Éviter d’être vulnérable pour se protéger, c’est aussi risquer de ne jamais connaître de relations amoureuses épanouies. Et c’est précisément la dure réalité avec laquelle certaines personnes qui ont subi un trauma dans leur enfance sont amenées à composer. Godbout et ses collègues constatent que les victimes de traumas cumulatifs en enfance sont davantage dans le désengagement et dans l’évitement puisqu’elles ont généralement une moins grande capacité à être dans le moment présent, ainsi qu’à vivre leurs émotions et pensées sans les juger.
Comment s’en sortir ? La clé pourrait se trouver dans la présence attentive (aussi connue sous son appellation anglaise mindfulness), cette capacité d’une personne à prêter attention au moment présent de manière délibérée et sans jugement. Au lieu de fuir ses émotions comme la peste, elle permet de donner un sens aux souvenirs et de se réadapter sainement après les traumas. La bonne nouvelle ? La présence attentive, ça se travaille !
Selon l’équipe de recherche, être capable de décrire et d’accepter son expérience sans jugement pourrait avoir des effets bénéfiques sur les relations de couple. Par exemple, Sabrina pourrait décrire à sa partenaire Marie ce qui se passe dans sa tête lorsqu’elles ont un conflit, lui expliquer ses émotions et ses pensées intrusives. En étant en mesure de verbaliser son mal-être, elle pourrait être mieux comprise et soutenue par son amoureuse. Quant à sa relation de couple, elle n’en serait que meilleure !

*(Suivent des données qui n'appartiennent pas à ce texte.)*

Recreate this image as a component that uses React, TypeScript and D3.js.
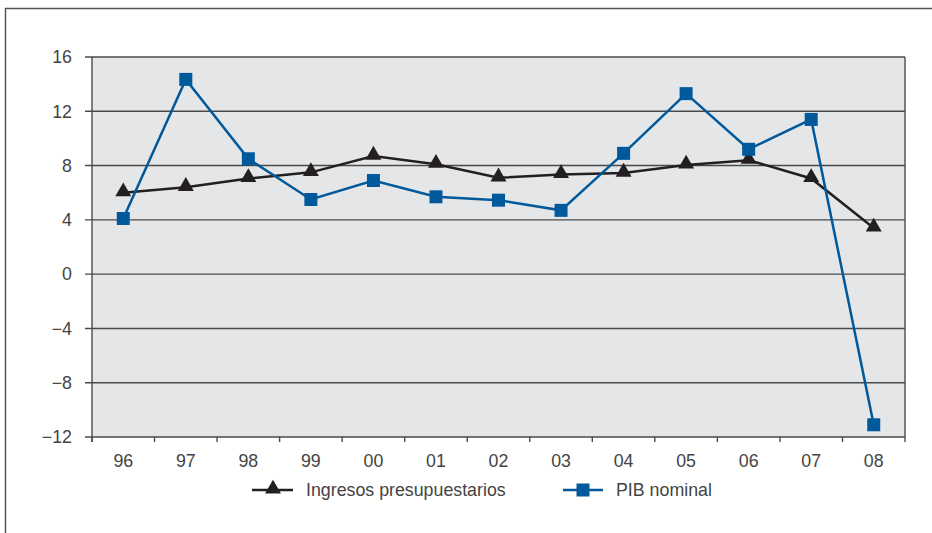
import React from "react";
import * as d3 from "d3";

const categories = ["96", "97", "98", "99", "00", "01", "02", "03", "04", "05", "06", "07", "08"];
const ingresos = [6.0, 6.4, 7.05, 7.5, 8.7, 8.1, 7.1, 7.35, 7.45, 8.05, 8.4, 7.05, 3.4];
const pib = [4.1, 14.35, 8.5, 5.5, 6.9, 5.7, 5.45, 4.7, 8.9, 13.3, 9.2, 11.4, -11.1];
const yTicks = [16, 12, 8, 4, 0, -4, -8, -12];
const seriesNames = ["Ingresos presupuestarios", "PIB nominal"];

const W = 932, H = 533;
const plot = { left: 92, right: 905, top: 57, bottom: 437 };
const BLACK = "#231f20";
const BLUE = "#00599b";
const GRID = "#4a4a4a";
const TEXT = "#444444";
const FONT = "'Liberation Sans', Arial, sans-serif";
const FS = 17.8;

export default function App() {
  const x = d3.scaleBand<string>().domain(categories).range([plot.left, plot.right]);
  const y = d3.scaleLinear().domain([-12, 16]).range([plot.bottom, plot.top]);
  const cx = (c: string) => (x(c) as number) + x.bandwidth() / 2;
  const line = d3.line<number>().x((_, i) => cx(categories[i])).y((d) => y(d));
  const tri = d3.symbol().type(d3.symbolTriangle).size(110)();

  return (
    <svg width={W} height={H} style={{ position: "absolute", left: 0, top: 0 }} fontFamily={FONT}>
      <rect x={0} y={0} width={W} height={H} fill="#fff" />
      <line x1={5} x2={W} y1={8.5} y2={8.5} stroke="#555" strokeWidth={1.5} />
      <line x1={5.5} x2={5.5} y1={8} y2={H} stroke="#555" strokeWidth={1.5} />

      <rect x={plot.left} y={plot.top} width={plot.right - plot.left} height={plot.bottom - plot.top} fill="#e5e6e8" />
      {yTicks.map((t) => (
        <g key={t}>
          <line x1={85} x2={plot.right} y1={y(t)} y2={y(t)} stroke={GRID} strokeWidth={1.4} />
          <text x={72} y={y(t)} dy="0.35em" textAnchor="end" fontSize={FS} fill={TEXT}>
            {t < 0 ? "\u2212" + Math.abs(t) : t}
          </text>
        </g>
      ))}
      <line x1={plot.left} x2={plot.left} y1={plot.top} y2={plot.bottom + 5} stroke={GRID} strokeWidth={1.4} />
      <line x1={plot.right} x2={plot.right} y1={plot.top} y2={plot.bottom + 5} stroke={GRID} strokeWidth={1.4} />
      {categories.map((c) => (
        <g key={c}>
          <line x1={x(c) as number} x2={x(c) as number} y1={plot.bottom} y2={plot.bottom + 5} stroke={GRID} strokeWidth={1.4} />
          <text x={cx(c)} y={467} textAnchor="middle" fontSize={FS} fill={TEXT}>{c}</text>
        </g>
      ))}

      <path d={line(ingresos) || ""} fill="none" stroke={BLACK} strokeWidth={2.5} />
      <path d={line(pib) || ""} fill="none" stroke={BLUE} strokeWidth={2.5} />
      {ingresos.map((v, i) => (
        <path key={"t" + i} d={tri || ""} transform={`translate(${cx(categories[i])},${y(v) - 1})`} fill={BLACK} />
      ))}
      {pib.map((v, i) => (
        <rect key={"s" + i} x={cx(categories[i]) - 6.5} y={y(v) - 6.5} width={13} height={13} fill={BLUE} />
      ))}

      <g>
        <line x1={252} x2={293} y1={490} y2={490} stroke={BLACK} strokeWidth={2.5} />
        <path d={tri || ""} transform={`translate(273,489)`} fill={BLACK} />
        <text x={306} y={495.5} fontSize={FS} fill={TEXT}>{seriesNames[0]}</text>
        <line x1={563} x2={603} y1={490} y2={490} stroke={BLUE} strokeWidth={2.5} />
        <rect x={576.5} y={483.5} width={13} height={13} fill={BLUE} />
        <text x={616} y={495.5} fontSize={FS} fill={TEXT}>{seriesNames[1]}</text>
      </g>
    </svg>
  );
}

La communication, c’est essentiel !
Communication égale meilleure relation ? Oui, et cela est d’autant plus vrai pour les victimes qui ont appris à refouler leurs pensées et leurs émotions. Grâce à la présence attentive, elles peuvent mettre des mots sur leurs ressentis et leurs sensations physiques, sans les teinter de jugement. Plus facile à dire qu’à faire ! Des outils existent pour apprendre à pratiquer la présence attentive. Parmi elles, la communication non violente qui permet de mieux recevoir les propos de notre partenaire, et de mieux communiquer nos besoins, ou encore la méditation d’autocompassion pour apprendre à mieux percevoir nos expériences internes, et mieux les exprimer à notre partenaire.